I am going to defend the Yankees and Major League Baseball.  Currently, MLB has no salary cap.  There are a lot of people calling for one.  They say it will be good for baseball and parity within the sport.  Bearing in mind that the two other major U.S. sports are in a current work stoppage and the one Canadian sport had a work stoppage that ate a season a couple of years ago, maybe a salary cap is not the be all end all of helping sports, since that is one of the issues that has led to the lockouts/strikes.  Baseball had a strike shortened season in 94-95.  Ken Griffey, Jr. was the biggest casualty of that strike, but more on that later.  In the time between the baseball strike and now, the NBA has had two lockouts.  The NFL has the current lockout. The NHL has had the aforementioned strike.
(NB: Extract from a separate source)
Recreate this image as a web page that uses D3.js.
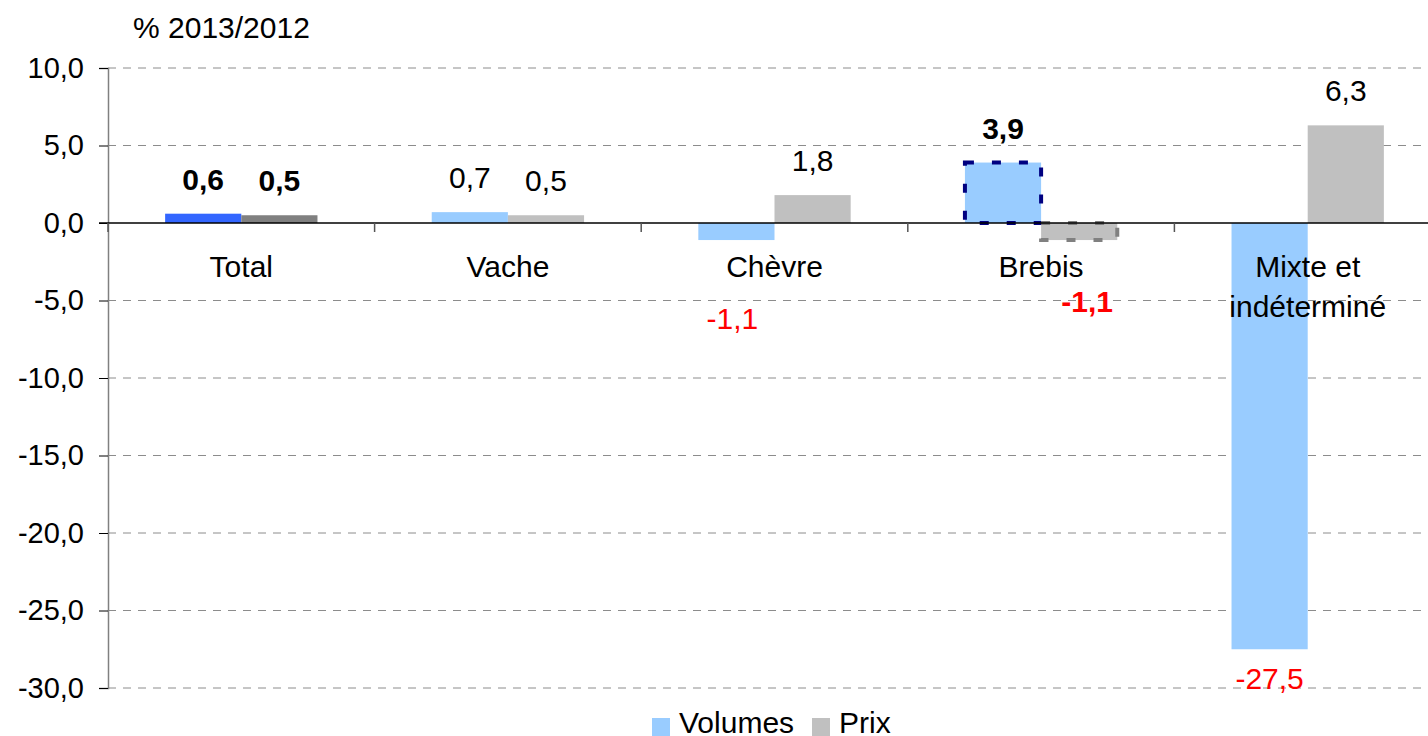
<!DOCTYPE html>
<html>
<head>
<meta charset="utf-8">
<script src="https://cdn.jsdelivr.net/npm/d3@7"></script>
<style>
  body { margin: 0; background: #fff; }
  svg { display: block; font-family: "Liberation Sans", Arial, sans-serif; }
</style>
</head>
<body>
<svg id="chart"></svg>
<script>
var categories = ["Total", "Vache", "Chèvre", "Brebis", "Mixte et indéterminé"]
var seriesNames = ["Volumes", "Prix"]
var volumes = [0.6, 0.7, -1.1, 3.9, -27.5]
var prix = [0.5, 0.5, 1.8, -1.1, 6.3]
var yTicks = [10, 5, 0, -5, -10, -15, -20, -25, -30]

var dimensions = {
    width: 1428,
    height: 736,
    margin: { top: 68, left: 108 }
}
var plotBottom = 688
var plotRight = 108 + 5 * 266.6

var svg = d3.select("#chart")
            .attr("width", dimensions.width)
            .attr("height", dimensions.height)

var fmt = v => d3.format(".1f")(v).replace(".", ",").replace("−", "-")

var dataset = categories.map((c, i) => ({
    cat: c,
    values: [
        { name: "Volumes", value: volumes[i] },
        { name: "Prix", value: prix[i] }
    ]
}))

var xScale = d3.scaleBand()
               .domain(categories)
               .range([dimensions.margin.left, plotRight])
               .paddingInner(1.5 / 3.5)
               .paddingOuter(0.75 / 3.5)
var xInner = d3.scaleBand()
               .domain(seriesNames)
               .range([0, xScale.bandwidth()])
var yScale = d3.scaleLinear()
               .domain([-30, 10])
               .range([plotBottom, dimensions.margin.top])

// gridlines
svg.append("g")
   .selectAll("line")
   .data(yTicks.filter(d => d != 0))
   .enter()
   .append("line")
   .attr("x1", dimensions.margin.left)
   .attr("x2", dimensions.width)
   .attr("y1", d => yScale(d))
   .attr("y2", d => yScale(d))
   .attr("stroke", "#8c8c8c")
   .attr("stroke-width", 1)
   .attr("stroke-dasharray", "8,7")

// y axis
var yAxisGen = d3.axisLeft(yScale).tickValues(yTicks).tickSize(9).tickFormat(fmt)
var yAxis = svg.append("g")
               .attr("transform", `translate(${dimensions.margin.left},0)`)
               .call(yAxisGen)
yAxis.select(".domain").attr("stroke", "#808080").attr("stroke-width", 1.5)
yAxis.selectAll(".tick line").attr("stroke", "#000")
yAxis.selectAll(".tick text")
     .attr("font-size", 29)
     .attr("fill", "#000")
     .attr("x", -24)
     .attr("font-family", "Liberation Sans, Arial, sans-serif")

// colours
function fillFor(cat, name) {
    if (cat == "Total") return name == "Volumes" ? "#3366ff" : "#808080"
    return name == "Volumes" ? "#99ccff" : "#c0c0c0"
}

var groups = svg.append("g")
                .selectAll("g")
                .data(dataset)
                .enter()
                .append("g")
                .attr("transform", d => `translate(${xScale(d.cat)},0)`)

groups.selectAll("rect")
      .data(d => d.values.map(v => Object.assign({ cat: d.cat }, v)))
      .enter()
      .append("rect")
      .attr("x", d => xInner(d.name))
      .attr("width", xInner.bandwidth())
      .attr("y", d => yScale(Math.max(0, d.value)))
      .attr("height", d => Math.abs(yScale(d.value) - yScale(0)))
      .attr("fill", d => fillFor(d.cat, d.name))

// highlighted Brebis bars (dashed borders)
groups.filter(d => d.cat == "Brebis")
      .selectAll(".hl")
      .data(d => d.values)
      .enter()
      .append("rect")
      .attr("class", "hl")
      .attr("x", d => xInner(d.name))
      .attr("width", xInner.bandwidth())
      .attr("y", d => yScale(Math.max(0, d.value)))
      .attr("height", d => Math.abs(yScale(d.value) - yScale(0)))
      .attr("fill", "none")
      .attr("stroke", d => d.name == "Volumes" ? "#000080" : "#808080")
      .attr("stroke-width", 4)
      .attr("stroke-dasharray", "9,18")

// zero line + category ticks
svg.append("line")
   .attr("x1", dimensions.margin.left - 9)
   .attr("x2", dimensions.width)
   .attr("y1", yScale(0))
   .attr("y2", yScale(0))
   .attr("stroke", "#000")
   .attr("stroke-width", 1.5)

var step = xScale.step()
svg.append("g")
   .selectAll("line")
   .data(d3.range(categories.length + 1))
   .enter()
   .append("line")
   .attr("x1", i => dimensions.margin.left + i * step)
   .attr("x2", i => dimensions.margin.left + i * step)
   .attr("y1", yScale(0))
   .attr("y2", yScale(0) + 9)
   .attr("stroke", "#555")
   .attr("stroke-width", 1.5)

// category labels
var catLines = { "Mixte et indéterminé": ["Mixte et", "indéterminé"] }
svg.append("g")
   .selectAll("text")
   .data(categories)
   .enter()
   .append("text")
   .attr("text-anchor", "middle")
   .attr("font-size", 30)
   .attr("fill", "#000")
   .attr("transform", d => `translate(${xScale(d) + xScale.bandwidth() / 2},277)`)
   .each(function(d) {
       var lines = catLines[d] || [d]
       d3.select(this).selectAll("tspan")
         .data(lines)
         .enter()
         .append("tspan")
         .attr("x", 0)
         .attr("y", (l, i) => i * 40)
         .text(l => l)
   })

// data labels
var boldCats = ["Total", "Brebis"]
var negLabelY = { "Chèvre": 329, "Brebis": 312 }
var negLabelDx = { "Chèvre": -4, "Brebis": 8 }
groups.selectAll(".lbl")
      .data(d => d.values.map(v => Object.assign({ cat: d.cat }, v)))
      .enter()
      .append("text")
      .attr("class", "lbl")
      .attr("text-anchor", "middle")
      .attr("font-size", 30)
      .attr("font-weight", d => boldCats.includes(d.cat) ? "bold" : "normal")
      .attr("fill", d => d.value < 0 ? "#ff0000" : "#000")
      .attr("x", d => xInner(d.name) + xInner.bandwidth() / 2 + (d.value < 0 ? (negLabelDx[d.cat] || 0) : 0))
      .attr("y", d => d.value >= 0 ? yScale(d.value) - 24 : (negLabelY[d.cat] || yScale(d.value) + 40))
      .text(d => fmt(d.value))

// axis title
svg.append("text")
   .attr("x", 133)
   .attr("y", 38)
   .attr("font-size", 30)
   .attr("fill", "#000")
   .text("% 2013/2012")

// legend
var legend = svg.append("g")
                .selectAll("g")
                .data(seriesNames)
                .enter()
                .append("g")
                .attr("transform", (d, i) => `translate(${i == 0 ? 652 : 812},0)`)
legend.append("rect")
      .attr("x", 0)
      .attr("y", 718)
      .attr("width", 18)
      .attr("height", 18)
      .attr("fill", d => d == "Volumes" ? "#99ccff" : "#c0c0c0")
legend.append("text")
      .attr("x", 27)
      .attr("y", 733)
      .attr("font-size", 30)
      .attr("fill", "#000")
      .text(d => d)
</script>
</body>
</html>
Now, onto the meat and potatoes of salary caps and parity.  Salary caps do not lead to parity.  Look at the last decade of sports.  The NBA has a salary cap.  In the last decade or so(2000-2010), here are your NBA champions:  Lakers Lakers Lakers Spurs Pistons Spurs Heat Spurs Celtics Lakers Lakers.  This is parity?  Of the eleven champion teams, five of them are Lakers, three Spurs, and three other teams.  The 1990s had even less parity thanks to MJ and company.

The NFL's salary cap doesn't bring parity, either.  What makes the NFL's teams' successes fluctuate more than baseball is that the right front office with the right draft picks can make a huge difference from season to season.  However, once that right front office is found, there is very little fluctuation.  Take Bill Belichick and the New England Patriots.  The man drafts like a genius and has the most competitive team in the past decade.  Rookies can make a huge impact in the game quickly.  Look at what Indianapolis was the season before and the season after they drafted Edgerrin James.  In the NFL, one player can make a difference, but there usually needs to be three to make any serious run at a championship.  The QB, RB, WR trifecta is usually how these triplets work.  Others build on the DL, LB, DB trifecta and just hope that their offense scores once, since once is usually enough with a lockdown D.

The point to all of that is that it is the players of the NFL that lend it parity.  It is the management/coaching of these players that makes different teams contenders from year to year.  The salary cap has nothing to do with that.  Knowledgeable scouts and coaches create dynasties, or at least win championships.  Moving these people around creates parity.  Getting them to stay in one place (Belichick) for a long period of time creates dynasty.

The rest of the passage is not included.